These holiday themed movies are in no particular order. If you’re wondering why I didn’t include It’s a Wonderful Life, it’s because I’ve never seen it. Yes, you heard it right. Maybe this year will be the year. I mean while I’m at it, I might as well fit in The Hebrew Hammer. Until the next time, cheers with eggnog or hot apple cider or hot chocolate or whatever else you might drink on a cold, winter night.
While not the best rated or most liked version of this story by Charles Dickens, A Christmas Carol (2009), is about Ebenezer Scrooge. It’s easy to find bitterness when the future looks bleak. I envision most people going through this at some point in their lives. Scrooge ultimately has to decide which road he will take. I really liked this version because of Jim Carrey’s voice and the film’s animation.
There are two camps of people: those who enjoy the cold weather in December and those who would rather be somewhere toasty warm. Four Christmases (2008) is a hilarious movie about spending time with your family and wondering if you’ll regret it for the rest of your life. Jon Favreau gives a solid performance as Vince Vaughn’s redneck brother. There’s other funny moments and is a lighthearted movie.
The staple of every holiday movie collection. KEVIIIIINNNNNNNNNNNNNNN!!!! Home Alone (1990) is where you realize eight-year olds know more than you think and are able to take care of themselves. This is a big SORT OF. Kevin McCallister turns out to be his parents’ worst nightmare on Christmas, but soon everyone realizes the true meaning of Christmas by the end. It has a few sappy moments, but a great movie for any family.
ALL ABOARD!!!!!!!!! The Polar Express (2004) is another animation movie Robert Zemeckis directed.
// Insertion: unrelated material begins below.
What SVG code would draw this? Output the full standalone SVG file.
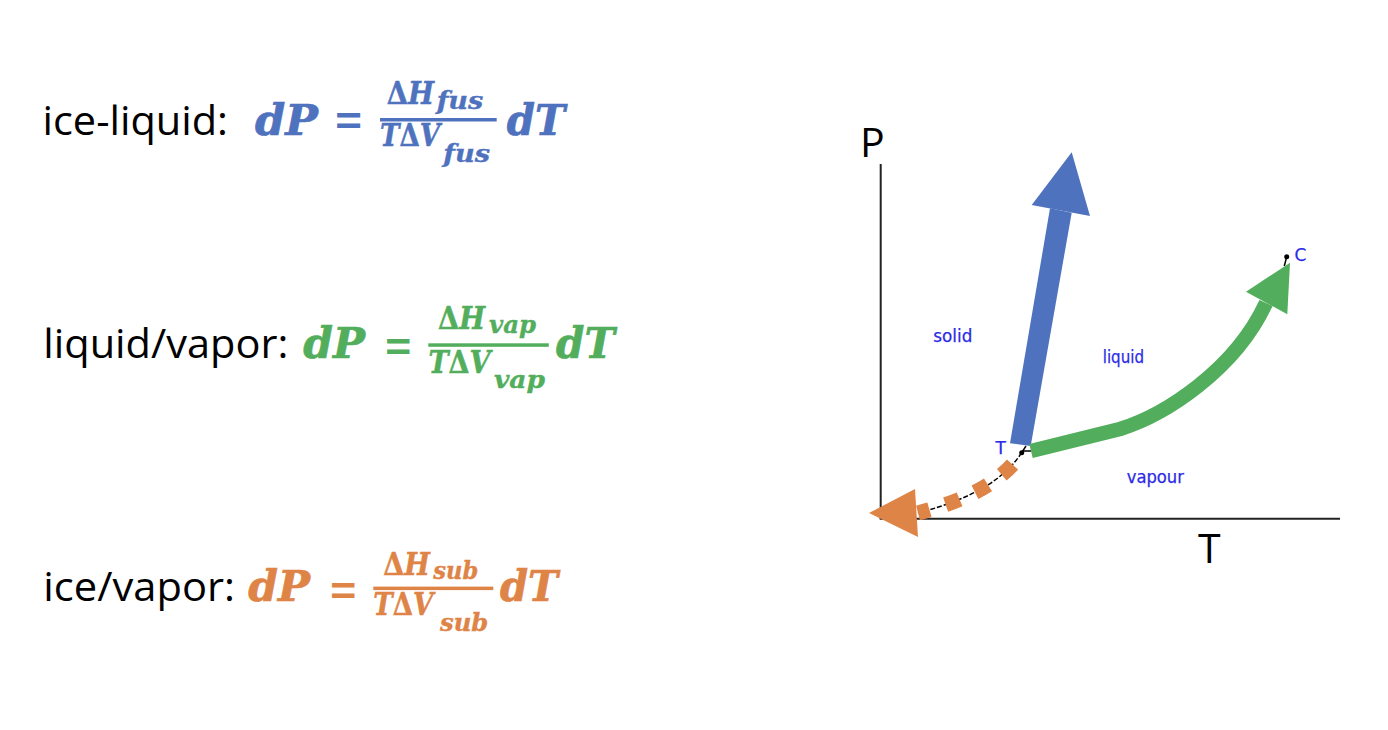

This movie is about a boy who travels to the North Pole where he learns about himself and what friendship means during Christmas. Again the animation is visually great and you can’t go wrong with Tom Hanks.
I’ve seen this movie more than ten times and probably less than twenty. Little Women (1994) is one of many adaptations about the March sisters from the story written by Louisa May Alcott. You journey into the lives of each sister as they grow up without their father due to the Civil War. It touches upon many subjects and all in all is a good wholesome movie.
Willie is a very bad Santa. I mean what can go wrong. A lot. Bad Santa (2003) is about how even criminals can get a do over. Willie and his sidekick elf, Marcus, commit robberies in department stores but meeting a kid throws a wrench in his holiday game plan. It sends him in a downward spiral, making him face his holiday demons.
This is a movie about time constraints and sloppy work done, but there is nothing to fear because Arthur will make all things better. Arthur Christmas (2011) is about how Arthur’s journey to right the wrong before Christmas morning arrives. It is up to him to that a girl’s missing present doesn’t become just that. Arthur is voiced by James McAvoy and Santa is voiced by Jim Broadbent.
This is a movie I never really appreciated until I sat down and watched it in its entirety. It’s a classic. It’s so funny. A Christmas Story (1983) is freaking awesome. The tongue on the pole, the pink bunny costume, the leg lamp, and Chinese restaurant. Ralphie got a raw deal in life, and even though he has the brattiest little kid brother, he still holds out hope for the BB gun. Christmas miracles do happen.
A character to scare every little kid out there, solely based on Jim Carrey’s make up, but is a great story by Dr. Seuss. How the Grinch Stole Christmas (2000) is how one girl’s actions leads to changes within the Grinch. He learns that there’s more to life than being mean and selfish as he meets the people of Whoville.
This probably isn’t the first movie you’d pick as a holiday movie, but The Family Stone (2005) is one of mine. It’s about a family where the tightness among them is tight despite all their dysfunctions. It centers around a matriarch, played by Diane Keaton, and how she wary of the newcomer, Meredith, which is her son’s girlfriend. The differences are noticeable among them all, but it’s hard to put them aside when nothing said is right and every action taken is misunderstood. A good movie for those who know dysfunction exists in every family.